-- RECORDED INFORMATION --

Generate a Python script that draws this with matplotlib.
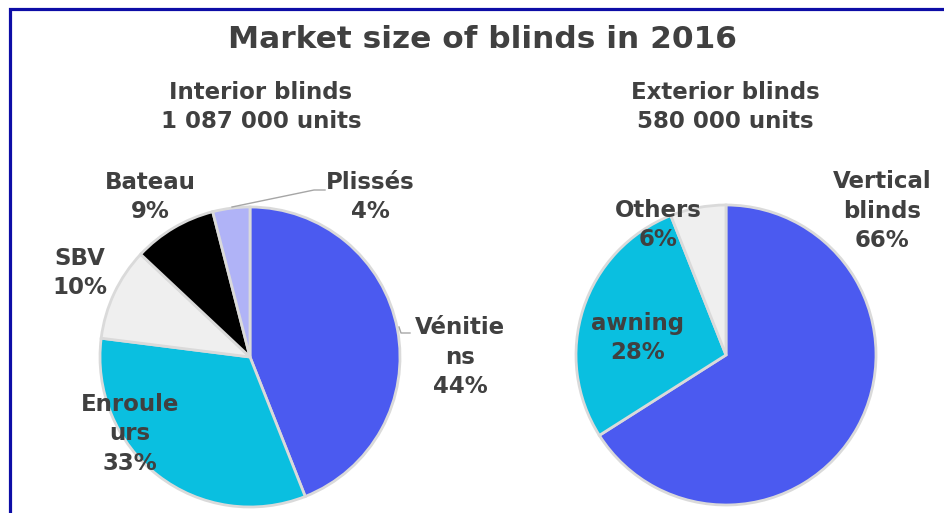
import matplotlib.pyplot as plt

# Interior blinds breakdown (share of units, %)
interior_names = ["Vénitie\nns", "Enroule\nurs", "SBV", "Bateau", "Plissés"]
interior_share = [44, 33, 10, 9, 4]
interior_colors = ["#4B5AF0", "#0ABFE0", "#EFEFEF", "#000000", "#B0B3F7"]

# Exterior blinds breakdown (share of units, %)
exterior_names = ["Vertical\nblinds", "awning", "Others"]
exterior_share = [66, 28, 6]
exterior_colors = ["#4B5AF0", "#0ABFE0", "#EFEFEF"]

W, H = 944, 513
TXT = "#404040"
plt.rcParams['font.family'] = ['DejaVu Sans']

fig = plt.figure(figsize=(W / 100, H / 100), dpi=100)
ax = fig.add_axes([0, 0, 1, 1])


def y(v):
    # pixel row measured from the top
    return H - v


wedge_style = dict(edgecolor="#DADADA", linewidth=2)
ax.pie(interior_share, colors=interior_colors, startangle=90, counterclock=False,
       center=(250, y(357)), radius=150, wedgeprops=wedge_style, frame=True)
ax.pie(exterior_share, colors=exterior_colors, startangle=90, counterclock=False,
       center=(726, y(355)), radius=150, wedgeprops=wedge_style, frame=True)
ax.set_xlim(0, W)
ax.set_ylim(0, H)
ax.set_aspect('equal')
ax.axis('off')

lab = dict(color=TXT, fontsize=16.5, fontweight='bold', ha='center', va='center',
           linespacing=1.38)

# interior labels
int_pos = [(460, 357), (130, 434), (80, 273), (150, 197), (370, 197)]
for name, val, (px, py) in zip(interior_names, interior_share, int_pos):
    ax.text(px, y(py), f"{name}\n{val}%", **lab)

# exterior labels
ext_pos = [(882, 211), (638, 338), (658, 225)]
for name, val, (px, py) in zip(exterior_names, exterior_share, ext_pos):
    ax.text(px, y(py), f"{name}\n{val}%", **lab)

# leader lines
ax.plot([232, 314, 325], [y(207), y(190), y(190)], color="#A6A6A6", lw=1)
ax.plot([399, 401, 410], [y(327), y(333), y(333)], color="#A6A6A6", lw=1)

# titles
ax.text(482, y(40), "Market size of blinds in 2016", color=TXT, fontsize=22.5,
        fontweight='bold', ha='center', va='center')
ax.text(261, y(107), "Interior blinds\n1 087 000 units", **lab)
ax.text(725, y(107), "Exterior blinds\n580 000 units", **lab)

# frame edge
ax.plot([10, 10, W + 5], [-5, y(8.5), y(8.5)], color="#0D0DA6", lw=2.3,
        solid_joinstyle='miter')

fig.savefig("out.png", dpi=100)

-- THE EXERCISE --
Repeat only the lines from the beginning of the material through the line containing "return H - v", both ends kept, leaving pictures out.

-- ANSWER TO THE PROBLEM --
Generate a Python script that draws this with matplotlib.
import matplotlib.pyplot as plt

# Interior blinds breakdown (share of units, %)
interior_names = ["Vénitie\nns", "Enroule\nurs", "SBV", "Bateau", "Plissés"]
interior_share = [44, 33, 10, 9, 4]
interior_colors = ["#4B5AF0", "#0ABFE0", "#EFEFEF", "#000000", "#B0B3F7"]

# Exterior blinds breakdown (share of units, %)
exterior_names = ["Vertical\nblinds", "awning", "Others"]
exterior_share = [66, 28, 6]
exterior_colors = ["#4B5AF0", "#0ABFE0", "#EFEFEF"]

W, H = 944, 513
TXT = "#404040"
plt.rcParams['font.family'] = ['DejaVu Sans']

fig = plt.figure(figsize=(W / 100, H / 100), dpi=100)
ax = fig.add_axes([0, 0, 1, 1])


def y(v):
    # pixel row measured from the top
    return H - v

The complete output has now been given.